Jauh sebelum kita mengenal Covid-19 atau Virus Corona, dunia khususnya Eropa pernah dilanda pandemic penyakit yang luar biasa mematikan pada pertengahan abad 14. Bahkan Covid-19 masih kalah mengerikan daripada penyakit satu ini. Karena saat itu perkembangan dunia kedokteran masih belum maju seperti saat ini, penyakit ini tidak bisa dibendung penyebarannya dan hampir tidak bisa diobati.
Penyakit ini dinamakan Black Death karena pada penderitanya terdapat benjolan hitam yang berasal dari pembengakakan darah. Benjolan ini ada yang seukuran telur hingga sebesar buah apel. Penderitanya akan merasakan sakit yang luar biasa, dan jika tidak ditangani selama jangka waktu seminggu, maka penderitanya sangat besar kemungkinannya untuk mati.

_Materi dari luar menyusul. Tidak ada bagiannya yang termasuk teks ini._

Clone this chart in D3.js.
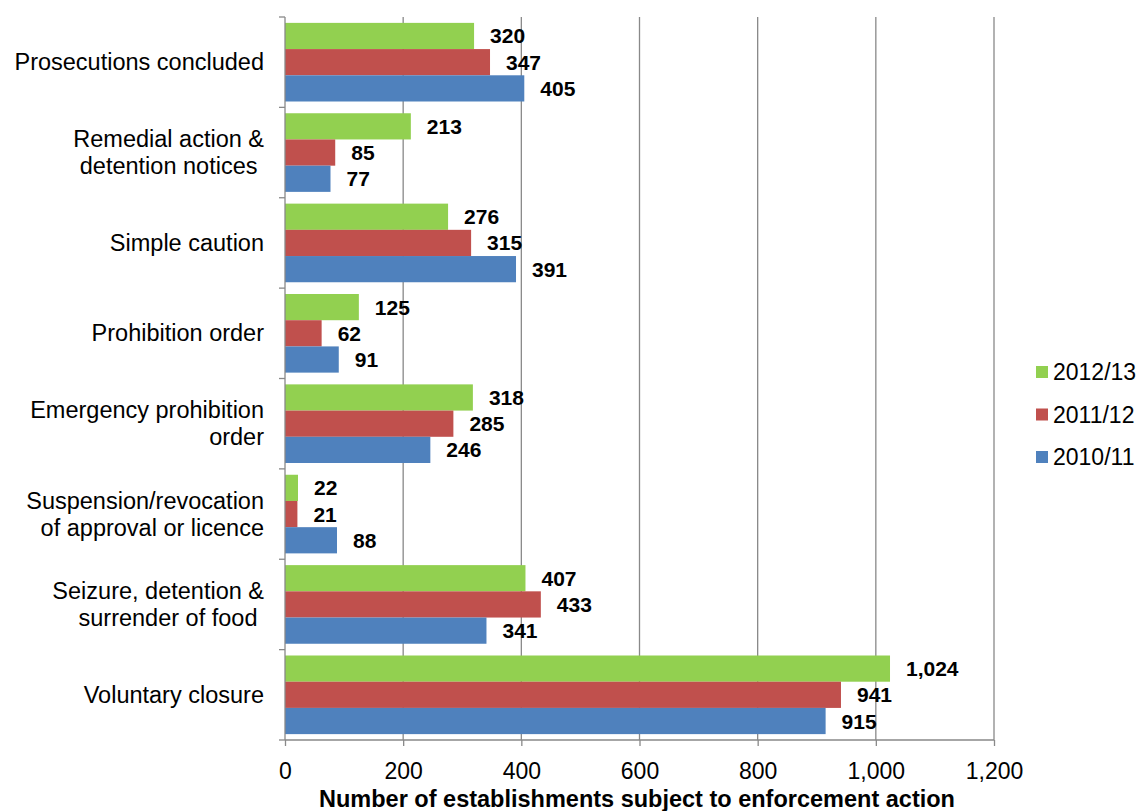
<!DOCTYPE html>
<html><head><meta charset="utf-8">
<script src="https://cdn.jsdelivr.net/npm/d3@7"></script>
<style>body{margin:0;background:#fff;} text{font-family:"Liberation Sans",Arial,sans-serif;}</style>
</head><body><svg id="c" width="1143" height="811"></svg>
<script>
const categories = [
  ["Prosecutions concluded"],
  ["Remedial action &", "detention notices "],
  ["Simple caution"],
  ["Prohibition order"],
  ["Emergency prohibition", "order"],
  ["Suspension/revocation", "of approval or licence"],
  ["Seizure, detention &", "surrender of food "],
  ["Voluntary closure"]
];
const seriesNames = ["2012/13", "2011/12", "2010/11"];
const colors = ["#92D050", "#C0504D", "#4F81BD"];
const v2012 = [320, 213, 276, 125, 318, 22, 407, 1024];
const v2011 = [347, 85, 315, 62, 285, 21, 433, 941];
const v2010 = [405, 77, 391, 91, 246, 88, 341, 915];
const xTicks = [0, 200, 400, 600, 800, 1000, 1200];
const xTitle = "Number of establishments subject to enforcement action";

const series = [v2012, v2011, v2010];
const svg = d3.select("#c");
const L = 285, R = 994, T = 17, B = 740;
const x = d3.scaleLinear().domain([0, 1200]).range([L, R]);
const y = d3.scaleBand().domain(d3.range(categories.length)).range([T, B]).paddingInner(0.13).paddingOuter(0.065);
const yB = d3.scaleBand().domain(d3.range(categories.length)).range([T, B]);
const ys = d3.scaleBand().domain(d3.range(3)).range([0, y.bandwidth()]);

// gridlines
svg.append("g").selectAll("line").data(xTicks.filter(d => d > 0)).join("line")
  .attr("x1", d => x(d)).attr("x2", d => x(d)).attr("y1", T).attr("y2", B)
  .attr("stroke", "#898989").attr("stroke-width", 1.3);

// bars
categories.forEach((c, i) => {
  const g = svg.append("g").attr("transform", `translate(0,${y(i)})`);
  series.forEach((s, j) => {
    g.append("rect").attr("x", x(0)).attr("y", ys(j)).attr("width", x(s[i]) - x(0)).attr("height", ys.bandwidth())
      .attr("fill", colors[j]);
    g.append("text").attr("x", x(s[i]) + 16).attr("y", ys(j) + ys.bandwidth() / 2 + 7.5)
      .attr("font-size", 21).attr("font-weight", "bold").attr("fill", "#000")
      .text(d3.format(",")(s[i]));
  });
});

// x axis
const xAxis = d3.axisBottom(x).tickValues(xTicks).tickFormat(d3.format(",")).tickSize(6).tickPadding(17);
const gx = svg.append("g").attr("transform", `translate(0,${B})`).call(xAxis);
gx.select(".domain").attr("stroke", "#898989").attr("stroke-width", 1.3).attr("d", `M${L},0H${R}`);
gx.selectAll(".tick line").attr("stroke", "#898989").attr("stroke-width", 1.3);
gx.selectAll(".tick text").attr("font-size", 23).attr("fill", "#000").attr("font-family", "Liberation Sans, Arial, sans-serif");

// y axis
svg.append("line").attr("x1", L).attr("x2", L).attr("y1", T).attr("y2", B).attr("stroke", "#898989").attr("stroke-width", 1.3);
svg.append("g").selectAll("line").data(d3.range(categories.length + 1)).join("line")
  .attr("x1", L - 6).attr("x2", L).attr("y1", d => d < categories.length ? yB(d) : B).attr("y2", d => d < categories.length ? yB(d) : B)
  .attr("stroke", "#898989").attr("stroke-width", 1.3);

// category labels
categories.forEach((c, i) => {
  const cy = yB(i) + yB.bandwidth() / 2;
  const t = svg.append("text").attr("text-anchor", "end").attr("font-size", 23.5).attr("fill", "#000").style("white-space", "pre");
  c.forEach((line, k) => {
    t.append("tspan").attr("x", 264).attr("y", cy + 8 + (k - (c.length - 1) / 2) * 27).text(line);
  });
});

// x title
svg.append("text").attr("x", 637).attr("y", 807).attr("text-anchor", "middle")
  .attr("font-size", 23.5).attr("font-weight", "bold").attr("fill", "#000").text(xTitle);

// legend
seriesNames.forEach((n, j) => {
  const ly = 372 + j * 42.5;
  svg.append("rect").attr("x", 1036).attr("y", ly - 6).attr("width", 12).attr("height", 12).attr("fill", colors[j]);
  svg.append("text").attr("x", 1053).attr("y", ly + 8).attr("font-size", 23).attr("fill", "#000").text(n);
});
</script></body></html>
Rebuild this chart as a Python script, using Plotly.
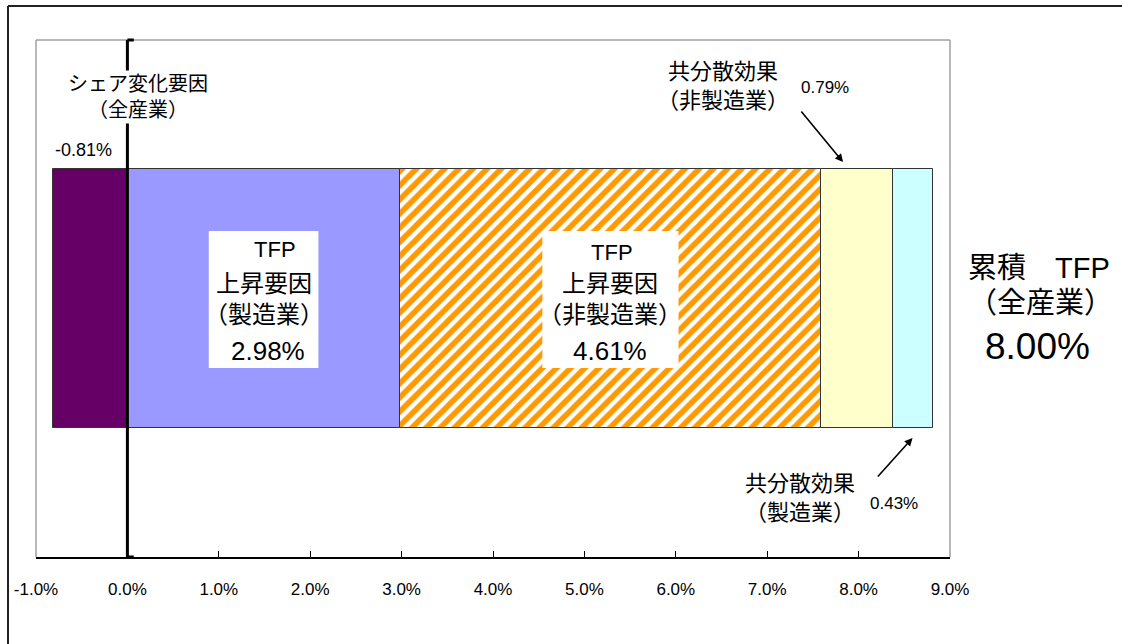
import plotly.graph_objects as go

# Contributions to cumulative TFP growth (percentage points)
segment_names = ["シェア変化要因（全産業）", "TFP上昇要因（製造業）", "TFP上昇要因（非製造業）",
                 "共分散効果（非製造業）", "共分散効果（製造業）"]
segment_values = [-0.81, 2.98, 4.61, 0.79, 0.43]
segment_colors = ["#660066", "#9999FF", "#FFFFFF", "#FFFFCC", "#CCFFFF"]
total_tfp = 8.00

tick_values = [-1, 0, 1, 2, 3, 4, 5, 6, 7, 8, 9]
tick_labels = ["-1.0%", "0.0%", "1.0%", "2.0%", "3.0%", "4.0%", "5.0%", "6.0%", "7.0%", "8.0%", "9.0%"]

FONT = "Liberation Sans, Arial, Noto Sans CJK JP, sans-serif"

W, H = 1122, 644
L, R, T, B = 36, 172, 40, 87
PW, PH = W - L - R, H - T - B


def py(y_px):
    """pixel row -> paper y"""
    return (H - B - y_px) / PH


def px(x_px):
    """pixel column -> paper x"""
    return (x_px - L) / PW


fig = go.Figure()

for i, (name, val, col) in enumerate(zip(segment_names, segment_values, segment_colors)):
    marker = dict(color=col, line=dict(color="#333333", width=1))
    if i == 2:
        marker["pattern"] = dict(shape="/", fgcolor="#FF9900", bgcolor="#FFFFFF",
                                 fgopacity=1, size=10, solidity=0.55)
    fig.add_trace(go.Bar(x=[val], y=[0], orientation="h", width=1.0,
                         marker=marker, name=name, showlegend=False, hoverinfo="skip"))

# cumulative bounds of the stacked positive segments
starts = [0.0]
for v in segment_values[1:]:
    starts.append(starts[-1] + v)
mid_mfg = starts[0] + segment_values[1] / 2
mid_nonmfg = starts[1] + segment_values[2] / 2

shapes = []
# outer frame (top and left edges)
shapes.append(dict(type="line", xref="paper", yref="paper", x0=px(8), x1=1.3, y0=py(6), y1=py(6),
                   line=dict(color="#222222", width=2)))
shapes.append(dict(type="line", xref="paper", yref="paper", x0=px(8), x1=px(8), y0=py(6), y1=-0.3,
                   line=dict(color="#222222", width=2)))
# plot area border
for (x0, y0, x1, y1) in [(0, 1, 1, 1), (0, 0, 0, 1), (1, 0, 1, 1)]:
    shapes.append(dict(type="line", xref="paper", yref="paper", x0=x0, x1=x1, y0=y0, y1=y1,
                       line=dict(color="#A0A0A0", width=1.5)))
# zero line with end flags
shapes.append(dict(type="line", xref="x", yref="paper", x0=0, x1=0, y0=0, y1=1,
                   line=dict(color="black", width=3), layer="above"))
for yy in (0, 1):
    shapes.append(dict(type="line", xref="x", yref="paper", x0=0, x1=0.07, y0=yy, y1=yy,
                       line=dict(color="black", width=3), layer="above"))

# white label boxes on the two TFP segments
box_w = [1.2, 1.49]
for cx, bw in zip([mid_mfg, mid_nonmfg], box_w):
    shapes.append(dict(type="rect", xref="x", yref="paper", x0=cx - bw / 2, x1=cx + bw / 2,
                       y0=py(368), y1=py(231), fillcolor="white", line=dict(width=0), layer="above"))

annotations = []


def txt(x, y, text, size, xref="x", yref="paper", **kw):
    annotations.append(dict(x=x, y=y, xref=xref, yref=yref, text=text, showarrow=False,
                            xanchor="center", yanchor="middle",
                            font=dict(family=FONT, size=size, color="black"), **kw))


# TFP (manufacturing)
txt(mid_mfg + 0.13, py(250), "TFP", 22)
txt(mid_mfg, py(283), "上昇要因", 24)
txt(mid_mfg, py(314), "（製造業）", 24)
txt(mid_mfg + 0.05, py(351), f"{segment_values[1]:.2f}%", 26)

# TFP (non-manufacturing)
txt(mid_nonmfg + 0.02, py(252), "TFP", 22)
txt(mid_nonmfg, py(283), "上昇要因", 24)
txt(mid_nonmfg, py(314), "（非製造業）", 24)
txt(mid_nonmfg, py(351), f"{segment_values[2]:.2f}%", 26)

# share change
txt(0.12, py(97), "シェア変化要因<br>（全産業）", 20, bgcolor="white", borderpad=2)
txt(segment_values[0] / 2 - 0.07, py(150), f"{segment_values[0]:.2f}%", 18)

# covariance effects
txt(6.52, py(86), "共分散効果<br>（非製造業）", 22)
txt(7.63, py(88), f"{segment_values[3]:.2f}%", 17)
annotations.append(dict(x=7.83, y=py(162), xref="x", yref="paper", text="", showarrow=True,
                        ax=-43, ay=-52, arrowhead=2, arrowsize=1, arrowwidth=1.6, arrowcolor="black"))

txt(7.36, py(498), "共分散効果<br>（製造業）", 22)
txt(8.39, py(503), f"{segment_values[4]:.2f}%", 17)
annotations.append(dict(x=8.59, y=py(438), xref="x", yref="paper", text="", showarrow=True,
                        ax=-36, ay=40, arrowhead=2, arrowsize=1, arrowwidth=1.6, arrowcolor="black"))

# cumulative total
txt(px(1039), py(268), "累積　TFP", 29, xref="paper")
txt(px(1040), py(303), "（全産業）", 29, xref="paper")
txt(px(1037), py(346), f"{total_tfp:.2f}%", 37, xref="paper")

fig.update_layout(
    width=W, height=H,
    margin=dict(l=L, r=R, t=T, b=B, autoexpand=False),
    paper_bgcolor="white", plot_bgcolor="white",
    barmode="relative", bargap=0,
    shapes=shapes, annotations=annotations,
    xaxis=dict(range=[-1, 9], tickvals=tick_values, ticktext=tick_labels,
               showgrid=False, zeroline=False, showline=True, linecolor="black", linewidth=1.5,
               ticks="inside", ticklen=6, tickcolor="black", tickwidth=1,
               tickfont=dict(family=FONT, size=17, color="black"), ticklabelstandoff=16),
    yaxis=dict(range=[-1, 1], visible=False, fixedrange=True),
)

fig.write_html("out.html")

Angka kematian Black Death ini di antara 75-200 juta jiwa atau sepertiga hingga dua pertiga populasi punduduk eropa. Angka itu lebih besar daripada korban perang terbesar sepanjang sejarah yaitu PD II yang korbannya hanya sekitar 62 juta jiwa. Oleh karenanya, benua Eropa menjadi daratan paling menyedihkan pada jamannya, bahkan ada yang mengatakan bahwa benua Eropa seperti tanah tak bertuan karena ditinggal mati penduduknya.
Penyakit ini disebabkan oleh bakteri bernama Yersinia Pestis yang dibawa oleh lalat dan kemudian disebarkan oleh tikus. Buruknya saluran sanitasi menjadi penyebab utama mudahnya penyebaran penyakit ini.
Cara penanganannya saat itu pun juga terbilang aneh. Dokter akan memberikan topeng khusus yang memiliki moncong dihidung yang berbentuk semacam paruh burung untuk mencegah penyebarannya. Fungsi moncong pada topeng itu adalah untuk menaruh lavender untuk bebauan. Pastinya hal semacam itu tidaklah berfungsi untuk mengatasi Black Death.
Maklum, pada saat itu daratan yang kini dijuluki Benua biru tersebut, masih mengalami masa kegelapan. Sarana dan prasarana disana masih tertinggal jauh dari negara-negara lain. sama halnya dengan perkembangan ilmu dan teknolgi kedokteran, Benua Eropa tidak bisa melakukan lebih selain berusaha semaksimal mungkin untuk mengatasi Black Death.
Sebenarnya, penyakit ini tidak hanya mewabah di benua eropa, akan tetapi hampir di seluruh dunia juga mengalaminya. Black Death ini tersebar sampai Afrika, Asia, dan bahkan hingga kawasan asia tenggara termasuk Indonesia. Mesir bahkan kehilangan hingga 40 persen dari penduduknya karena dampak penyakit ini.
Walaupun status pandeminya hanya berlangsung sekitar 4 tahun, akan tetapi Black Death ini masih menjadi penyakit yang mematikan sampai sekarang. Pada akhir tahun 2019 sebelum merebaknya Virus corona, China mencatatkan dua kasus pandemi tersebut.